On entre dans un roman de Jean-Claude Mourlevat comme dans un rêve. Aussitôt nous voilà enveloppés dans une atmosphère magique aux images si fortes que nous cheminons presque à côté des personnages, la main posée sur leur épaule. Direction Petite Terre, un îlot perdu dans un royaume glacé du bout du monde. Le vieux roi Holund est mort et un peuple entier défile sous la neige afin de lui rendre un dernier hommage sur son lit de pierre. Au premier rang, Aleks et Brisco, dix ans, jumeaux à l'infaillible solidarité.

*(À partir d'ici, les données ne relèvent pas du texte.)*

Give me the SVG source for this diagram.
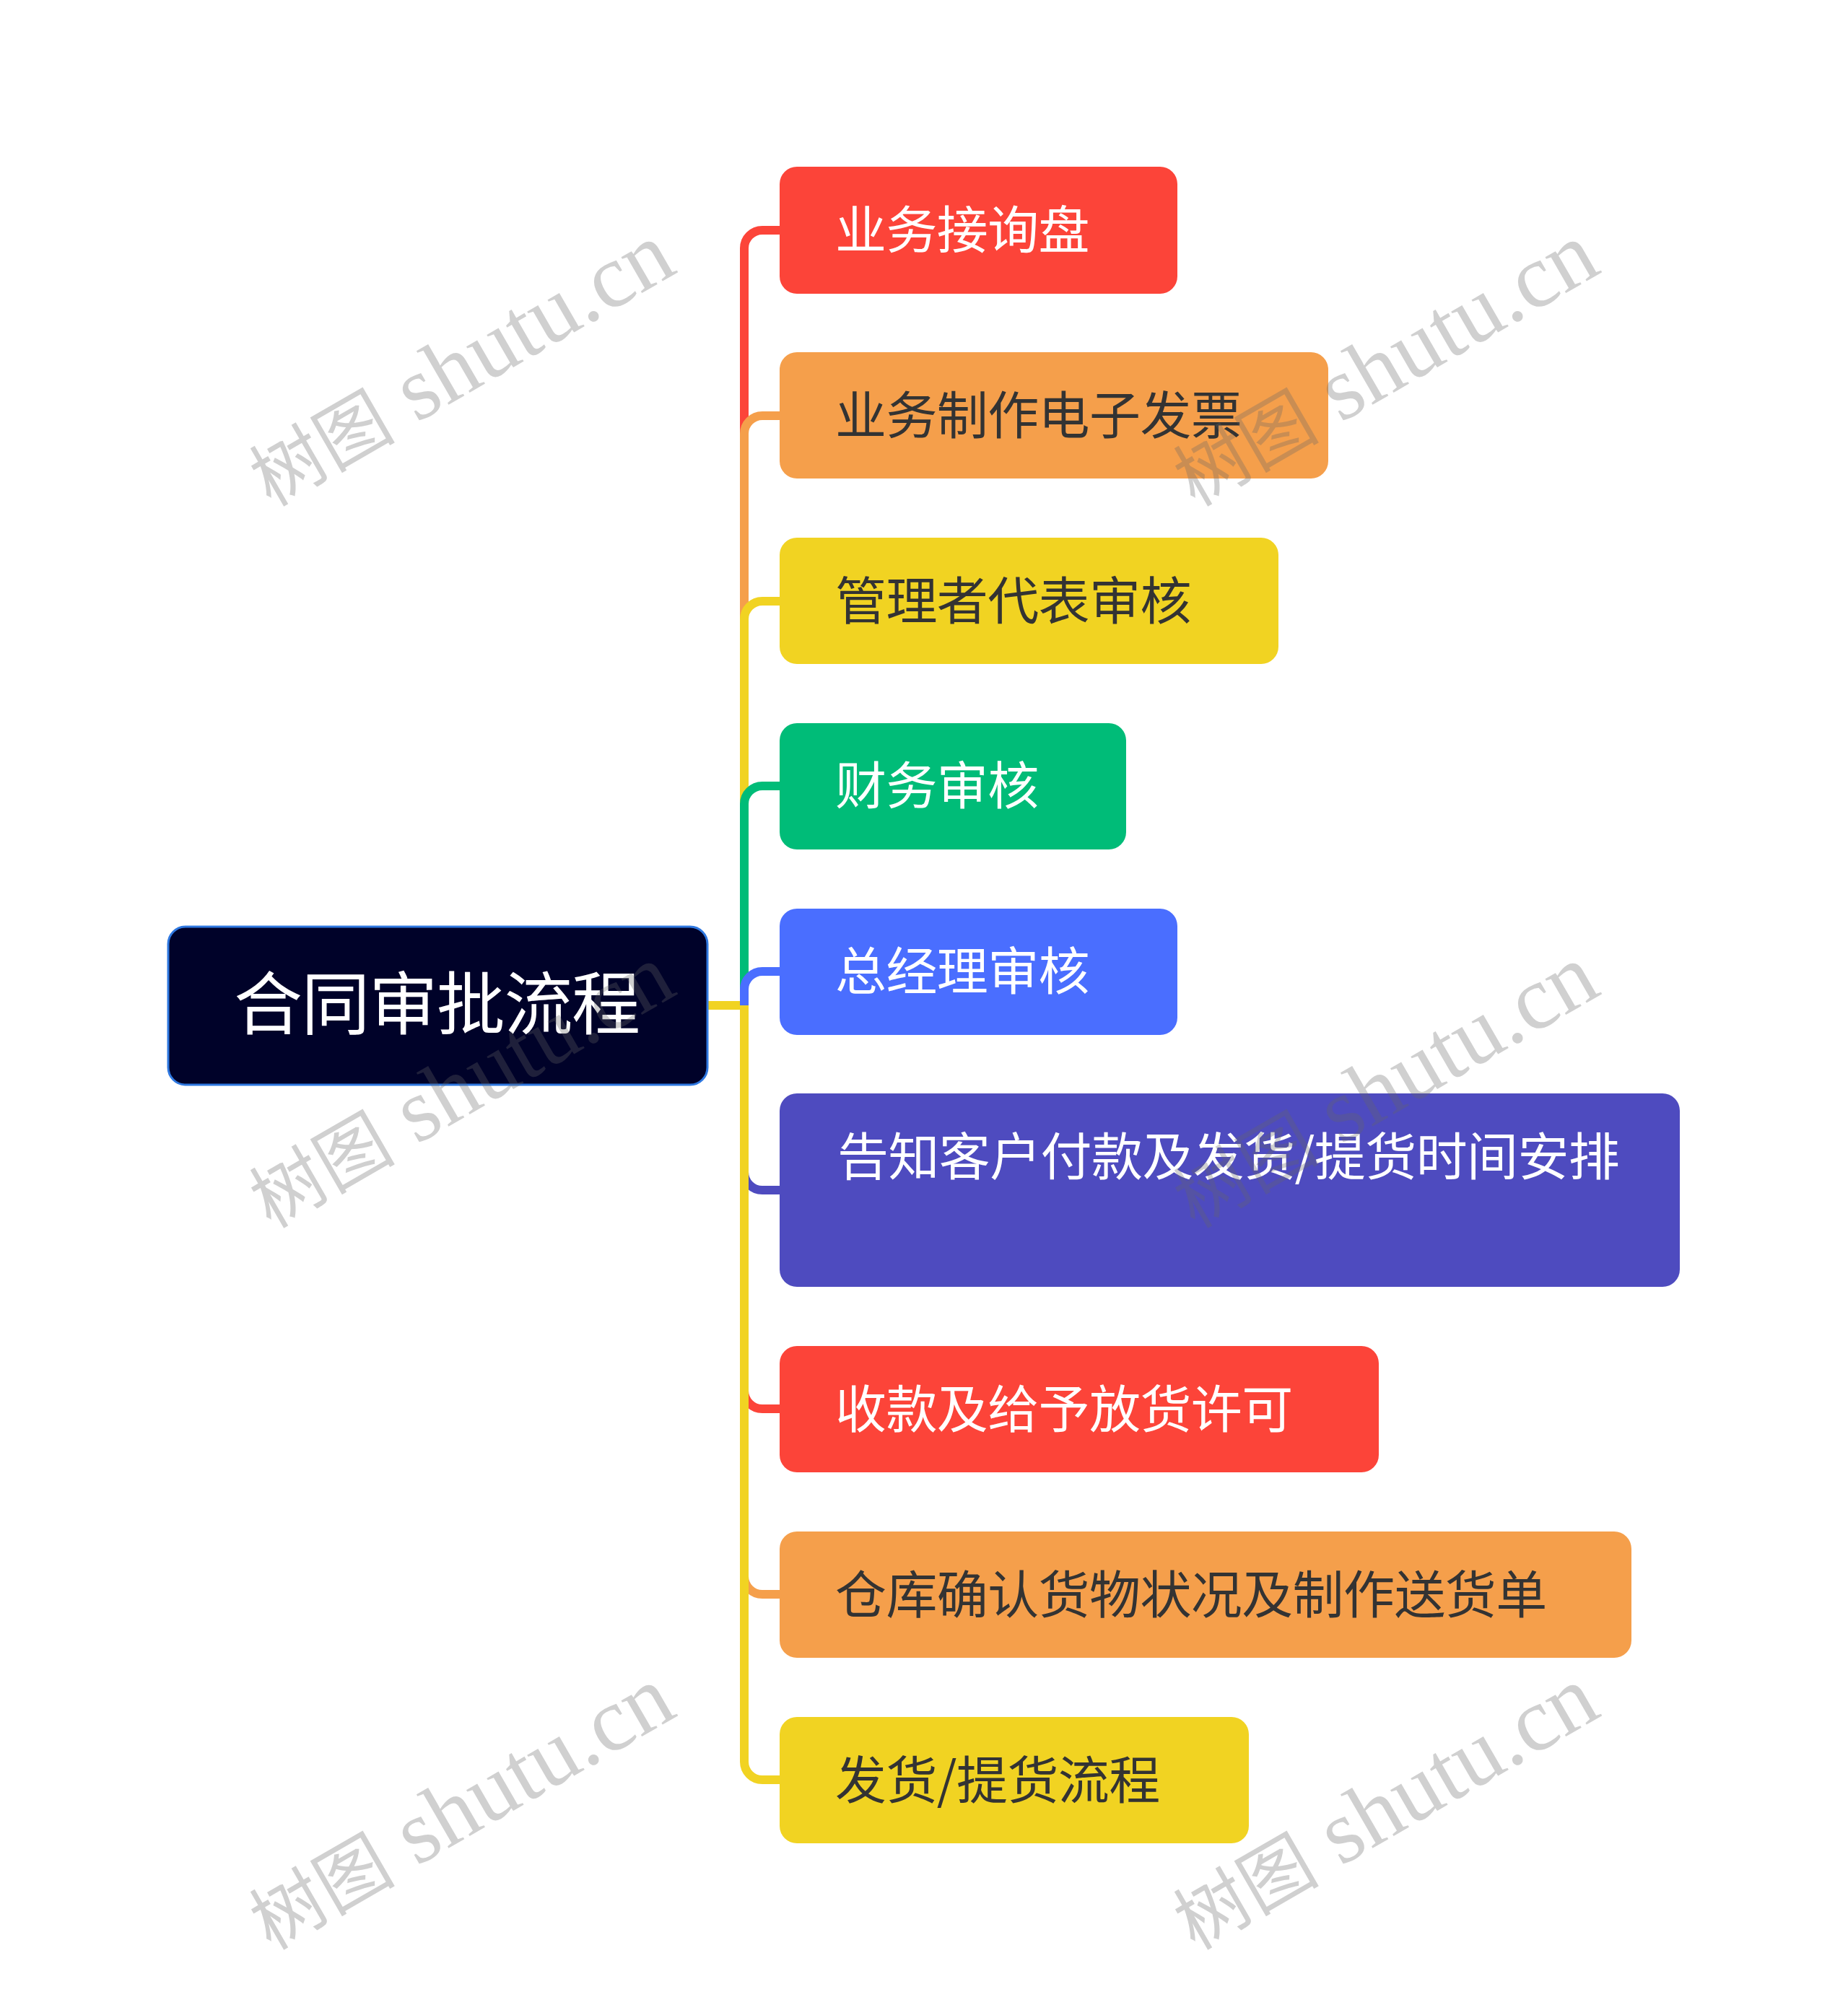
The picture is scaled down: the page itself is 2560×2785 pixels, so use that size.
<svg xmlns="http://www.w3.org/2000/svg" width="2560" height="2785" viewBox="0 0 2560 2785">
<style>
.c{fill:none;stroke-width:12}
.t{font-family:"Noto Sans CJK SC","Noto Sans",sans-serif;font-size:71px;letter-spacing:-.6px}
.w{fill:#fff}.d{fill:#333}
.wm{font-family:"Liberation Serif","Noto Sans CJK SC",serif;font-size:125px;fill:#666;opacity:.3}
</style>
<defs><text id="wmk" class="wm" transform="translate(375 703) rotate(-30)"><tspan style="font-size:101px">树图</tspan> shutu.cn</text></defs>
<rect width="2560" height="2785" fill="#fff"/>
<g id="connectors">
<path class="c" stroke="#F1D322" d="M981 1393H1028"/>
<path class="c" stroke="#FC4439" d="M1031 1393V344A25 25 0 0 1 1056 319H1082"/>
<path class="c" stroke="#F59F4B" d="M1031 1393V601A25 25 0 0 1 1056 576H1082"/>
<path class="c" stroke="#F1D322" d="M1031 1393V858A25 25 0 0 1 1056 833H1082"/>
<path class="c" stroke="#00BC78" d="M1031 1393V1114A25 25 0 0 1 1056 1089H1082"/>
<path class="c" stroke="#4A6EFF" d="M1031 1393V1371A25 25 0 0 1 1056 1346H1082"/>
<path class="c" stroke="#4E4BBF" d="M1031 1393V1624A25 25 0 0 0 1056 1649H1082"/>
<path class="c" stroke="#FC4439" d="M1031 1393V1927A25 25 0 0 0 1056 1952H1082"/>
<path class="c" stroke="#F59F4B" d="M1031 1393V2184A25 25 0 0 0 1056 2209H1082"/>
<path class="c" stroke="#F1D322" d="M1031 1393V2441A25 25 0 0 0 1056 2466H1082"/>
</g>
<g id="root"><rect x="233" y="1284" width="747" height="219" rx="24" fill="#000229" stroke="#2F78E0" stroke-width="3"/><text class="t w" x="324" y="1426" style="font-size:95px;letter-spacing:-1.4px">合同审批流程</text></g>
<g id="n1"><rect x="1080" y="231" width="551" height="176" rx="24" fill="#FC4439"/><text class="t w" x="1157" y="344">业务接询盘</text></g>
<g id="n2"><rect x="1080" y="488" width="760" height="175" rx="24" fill="#F59F4B"/><text class="t d" x="1157" y="601">业务制作电子发票</text></g>
<g id="n3"><rect x="1080" y="745" width="691" height="175" rx="24" fill="#F1D322"/><text class="t d" x="1157" y="858">管理者代表审核</text></g>
<g id="n4"><rect x="1080" y="1002" width="480" height="175" rx="24" fill="#00BC78"/><text class="t w" x="1157" y="1114">财务审核</text></g>
<g id="n5"><rect x="1080" y="1259" width="551" height="175" rx="24" fill="#4A6EFF"/><text class="t w" x="1157" y="1371">总经理审核</text></g>
<g id="n6"><rect x="1080" y="1515" width="1247" height="268" rx="24" fill="#4E4BBF"/><text class="t w" x="1160" y="1628">告知客户付款及发货/提货时间安排</text></g>
<g id="n7"><rect x="1080" y="1865" width="830" height="175" rx="24" fill="#FC4439"/><text class="t w" x="1157" y="1978">收款及给予放货许可</text></g>
<g id="n8"><rect x="1080" y="2122" width="1180" height="175" rx="24" fill="#F59F4B"/><text class="t d" x="1157" y="2235">仓库确认货物状况及制作送货单</text></g>
<g id="n9"><rect x="1080" y="2379" width="650" height="175" rx="24" fill="#F1D322"/><text class="t d" x="1157" y="2492">发货/提货流程</text></g>
<use href="#wmk"/>
<use href="#wmk" transform="translate(1280 0)"/>
<use href="#wmk" transform="translate(0 1000)"/>
<use href="#wmk" transform="translate(1280 1000)"/>
<use href="#wmk" transform="translate(0 2000)"/>
<use href="#wmk" transform="translate(1280 2000)"/>
</svg>
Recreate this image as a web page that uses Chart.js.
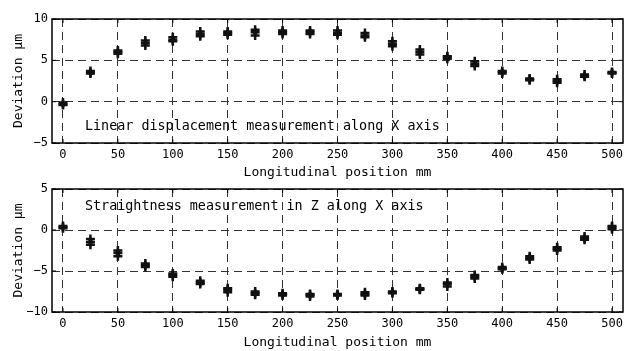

Aleks fait un cauchemar troublant dans lequel le souverain le confond avec son frère et, le lendemain, Brisco est capturé par une élégante blonde, «La louve». Car l'enfant était en fait le petit-fils du roi défunt, élevé loin des siens, afin d'échapper aux griffes de Guerolf, écarté autrefois du pouvoir. Bien qu'il soit devenu seigneur de Grande Terre, Guerolf a soif de vengeance. Le père d'Aleks, accompagné d'un nain et de la sorcière Brit, âgée de deux cent vingt-deux ans et croqueuse de têtes de rat, tenteront l'impossible expédition pour arracher Brisco à sa prison dorée. Aleks fera à la fois l'expérience de la solitude, privé de l'amitié fraternelle, et du deuil d'une enfance insouciante, car Petite Terre tombe sous le joug de l'armée de Guerolf. Viennent des temps mauvais, puis la guerre. Les deux frères, devenus hommes, ont grandi en ignorant tout l'un de l'autre. Désormais aptes à se battre, ils se préparent à mener un combat que tout oppose. L'Histoire peut-elle encore les réunir? Fraternité, amitié, espoir et trahison sont au rendez-vous de cette oeuvre initiatique dont on sort des images plein la tête, comme celle d'une petite sorcière voûtée, toute de noir vêtue, trottinant sur la neige, poussant des «huhu» malicieux. Après son merveilleux Combat d'hiver, l'auteur livre une fresque de facture plus classique mais tout aussi puissante. Passé maître pour faire basculer le conte vers un registre plus intime, Mourlevat décrit le destin d'homme qui suit son coeur, quitte à balayer la petite musique douce du passé.
Ce qu'on en dit...
Le livre est à l'aune de la beauté de son titre. Il en a l'élégance un peu mystérieuse, l'évidence poétique, la résonance fantastique. Le Chagrin du roi mort touche essentiellement par la limpidité de sa langue, dont la puissance d'évocation réside précisément dans sa clarté et sa simplicité. A l'image de l'univers qu'elle suscite, les étendues glacées d'une île du Nord, lumineuses et inquiétantes à la fois. Jean-Claude Mourlevat imagine deux frères jumeaux d'une dizaine d'années qu'un passé mystérieux va brusquement séparer. L'histoire, qui pourrait se dérouler au Moyen Age, sans que l'époque soit précisée, se nourrit de diverses traditions, roman d'initiation, heroic fantasy, saga nordique, mêlant avec brio réalisme et merveilleux, aventure et vérité des sentiments intimes. Une réflexion subtile sur la fraternité, la trahison, le prix de la paix et de l'amour court tout au long de ce roman au charme irrésistible.